A warning label is a label attached to an item that warns the user about the risks associated with the use of the item. For example, many products that pose certain health risks such as cigarettes, pharmaceutical drugs or flammable objects are required to place warning labels on the packaging. Machinery or other potentially dangerous equipment usually is accompanied by warning labels as well.
Warning labels can come in all shapes and sizes, but an effective warning label should always be seen, read and understood by the user so that he or she can proceed safely and avoid being harmed by the use of the product or equipment. An effective warning label should always contain the following elements:
Clear Statement of the Danger
For example, a person purchasing a pack of cigarettes needs to know that smoking can cause lung cancer; a person who is about to dive into a pool needs to be warned if there is shallow water; or a person operating a stove needs to be warned of a hot surface.
Specific Consequences Resulting from Exposure to the Danger
For example, a person who smokes on a regular basis may develop lung cancer; a person who dives into a shallow pool may become paralyzed; or a person operating a stove may be burned.
Instructions to Reduce Likelihood of Exposure to Danger
For example, "don't smoke" or "no diving" or "do not touch."
Appropriate Signal Word to Inform the User of the Severity of the Danger
Not all dangers are equal. While some could be fatal, others are merely minor hazards. Appropriate language should be used that informs the user of the level of risk involved. For potentially fatal consequences of a given action, the warning label should use "Danger." A "Danger" label should be used to warn of the risks of diving into a shallow pool. For life-threatening consequences that are not immediate – such as smoking – the warning label should use "Warning." For dangers that are not life-threatening, the warning label should use "Caution."

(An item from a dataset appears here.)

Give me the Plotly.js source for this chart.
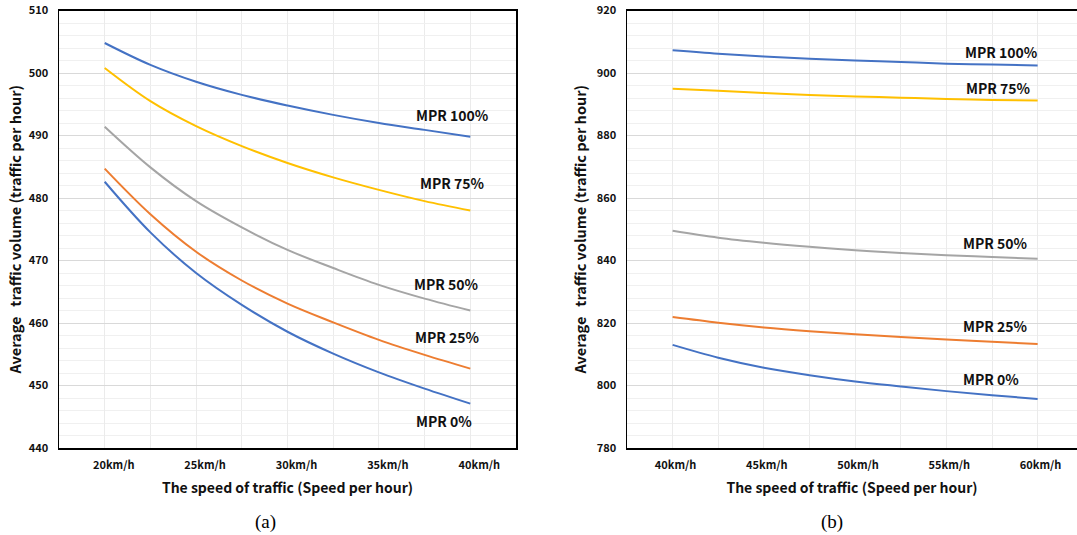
<!DOCTYPE html>
<html><head><meta charset="utf-8">
<script src="https://cdn.plot.ly/plotly-3.0.1.min.js"></script>
<style>html,body{margin:0;padding:0;background:#fff;} #chart{width:1077px;height:535px;}</style>
</head><body><div id="chart"></div>
<script>
// ---- data ----
const seriesNames = ['MPR 0%', 'MPR 25%', 'MPR 50%', 'MPR 75%', 'MPR 100%'];
const seriesColors = ['#4472C4', '#ED7D31', '#A5A5A5', '#FFC000', '#4472C4'];

const speedA = [20, 22.5, 25, 27.5, 30, 32.5, 35, 37.5, 40];
const volA_mpr0   = [482.6, 474.5, 468.0, 462.9, 458.6, 455.1, 452.1, 449.5, 447.1];
const volA_mpr25  = [484.7, 477.4, 471.4, 466.8, 463.1, 460.1, 457.3, 454.9, 452.7];
const volA_mpr50  = [491.4, 484.9, 479.5, 475.3, 471.7, 468.8, 466.1, 463.9, 462.0];
const volA_mpr75  = [500.8, 495.5, 491.5, 488.3, 485.6, 483.3, 481.3, 479.5, 478.0];
const volA_mpr100 = [504.8, 501.3, 498.6, 496.5, 494.8, 493.3, 492.0, 490.9, 489.8];

const speedB = [40, 42.5, 45, 47.5, 50, 52.5, 55, 57.5, 60];
const volB_mpr0   = [813.0, 808.9, 805.7, 803.3, 801.3, 799.7, 798.2, 796.9, 795.7];
const volB_mpr25  = [821.9, 820.1, 818.6, 817.4, 816.4, 815.5, 814.7, 814.0, 813.3];
const volB_mpr50  = [849.5, 847.3, 845.7, 844.4, 843.3, 842.4, 841.7, 841.1, 840.6];
const volB_mpr75  = [895.0, 894.3, 893.6, 893.0, 892.5, 892.1, 891.7, 891.4, 891.2];
const volB_mpr100 = [907.3, 906.2, 905.3, 904.6, 904.0, 903.5, 903.0, 902.7, 902.4];

const tickValsA = [20, 25, 30, 35, 40];
const tickTextA = ['20km/h', '25km/h', '30km/h', '35km/h', '40km/h'];
const tickValsB = [40, 45, 50, 55, 60];
const tickTextB = ['40km/h', '45km/h', '50km/h', '55km/h', '60km/h'];

const labelXA = [38.55, 38.74, 38.7, 39.0, 39.0];
const labelYA = [444.3, 457.7, 466.3, 482.4, 493.3];
const labelXB = [57.46, 57.69, 57.69, 57.86, 58.03];
const labelYB = [802.1, 819.0, 845.6, 895.2, 906.7];

const xTitle = 'The speed of traffic (Speed per hour)';
const yTitle = 'Average\u00a0\u00a0\u00a0traffic volume (traffic per hour)';
const panelLabels = ['(a)', '(b)'];

// ---- build ----
const W = 1077, H = 535;
const FONT = '"Noto Sans CJK KR","Noto Sans",sans-serif';
const seriesA = [volA_mpr0, volA_mpr25, volA_mpr50, volA_mpr75, volA_mpr100];
const seriesB = [volB_mpr0, volB_mpr25, volB_mpr50, volB_mpr75, volB_mpr100];

const traces = [];
seriesA.forEach((ys, i) => traces.push({
  x: speedA, y: ys, name: seriesNames[i], type: 'scatter', mode: 'lines',
  line: {color: seriesColors[i], width: 2, shape: 'spline', smoothing: 1},
  xaxis: 'x', yaxis: 'y', hoverinfo: 'skip'
}));
seriesB.forEach((ys, i) => traces.push({
  x: speedB, y: ys, name: seriesNames[i], type: 'scatter', mode: 'lines',
  line: {color: seriesColors[i], width: 2, shape: 'spline', smoothing: 1},
  xaxis: 'x2', yaxis: 'y2', hoverinfo: 'skip'
}));

const annotations = [];
seriesNames.forEach((n, i) => {
  annotations.push({x: labelXA[i], y: labelYA[i], xref: 'x', yref: 'y', text: n, showarrow: false,
    xanchor: 'center', yanchor: 'middle',
    font: {family: FONT, size: 14, color: '#111', weight: 'bold'}});
  annotations.push({x: labelXB[i], y: labelYB[i], xref: 'x2', yref: 'y2', text: n, showarrow: false,
    xanchor: 'center', yanchor: 'middle',
    font: {family: FONT, size: 14, color: '#111', weight: 'bold'}});
});
const serif = {family: '"Liberation Serif","Times New Roman",serif', size: 19, color: '#000'};
annotations.push({x: 265 / W, y: 1 - 522 / H, xref: 'paper', yref: 'paper', text: panelLabels[0], showarrow: false,
  xanchor: 'center', yanchor: 'middle', font: serif});
annotations.push({x: 832 / W, y: 1 - 522 / H, xref: 'paper', yref: 'paper', text: panelLabels[1], showarrow: false,
  xanchor: 'center', yanchor: 'middle', font: serif});

const tickFont = {family: FONT, size: 11, color: '#111', weight: 'bold'};
const xTitleFont = {family: FONT, size: 14, color: '#111', weight: 'bold'};
const yTitleFont = {family: FONT, size: 14.5, color: '#111', weight: 'bold'};

function xAxis(domain, range, vals, texts, shift, mirror) {
  return {
    domain: domain, range: range, tickmode: 'array', tickvals: vals, ticktext: texts,
    showgrid: true, gridcolor: '#ebebeb', gridwidth: 1,
    minor: {dtick: 2.5, tick0: 0, showgrid: true, gridcolor: '#ebebeb', gridwidth: 1},
    showline: true, linecolor: '#000', linewidth: 1.5, mirror: mirror,
    ticks: '', ticklabelshift: shift, ticklabelstandoff: 6, zeroline: false, fixedrange: true,
    tickfont: tickFont, title: {text: xTitle, font: xTitleFont, standoff: 12}
  };
}
function yAxis(domain, range, dtick, minorDtick, mirror, standoff) {
  return {
    domain: domain, range: range, dtick: dtick, tick0: 0,
    showgrid: true, gridcolor: '#d9d9d9', gridwidth: 1,
    minor: {dtick: minorDtick, tick0: 0, showgrid: true, gridcolor: '#f0f0f0', gridwidth: 1},
    showline: true, linecolor: '#000', linewidth: 1.5, mirror: mirror,
    ticks: '', ticklabelstandoff: 7, zeroline: false, fixedrange: true,
    tickfont: tickFont, title: {text: yTitle, font: yTitleFont, standoff: standoff}
  };
}

const yDom = [1 - 448 / H, 1 - 10.5 / H];
const layout = {
  width: W, height: H, margin: {l: 0, r: 0, t: 0, b: 0, pad: 0},
  paper_bgcolor: '#fff', plot_bgcolor: '#fff', showlegend: false,
  font: {family: FONT, size: 11, color: '#111'},
  xaxis: xAxis([59 / W, 516 / W], [17.5, 42.5], tickValsA, tickTextA, 9, true),
  yaxis: yAxis(yDom, [440, 510], 10, 2, true, 3),
  xaxis2: xAxis([627 / W, 1], [37.5, 37.5 + (W - 627) / 18.25], tickValsB, tickTextB, 3, true),
  yaxis2: yAxis(yDom, [780, 920], 20, 4, false, 6),
  annotations: annotations
};
layout.xaxis.anchor = 'y';
layout.yaxis.anchor = 'x';
layout.xaxis2.anchor = 'y2';
layout.yaxis2.anchor = 'x2';

Plotly.newPlot('chart', traces, layout, {staticPlot: true, displayModeBar: false});
</script>
</body></html>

While those four elements should always exist on an effective warning label, there are other things that can be done to increase the likelihood of the warning being heeded by the user. Design elements that could improve a warning label include:
- Bold print
- Contrasting colors
- Borders and underscoring for emphasis
- Easily understandable pictures or symbols to represent the danger
Decades of research has shown that warning labels that include all of the elements outlined above are the most effective at deterring people from using a product unsafely. Manufacturers who are designing a warning label should not only comply with the standard ANSI Z535 Warnings Code, but also follow the guidelines laid out in this post.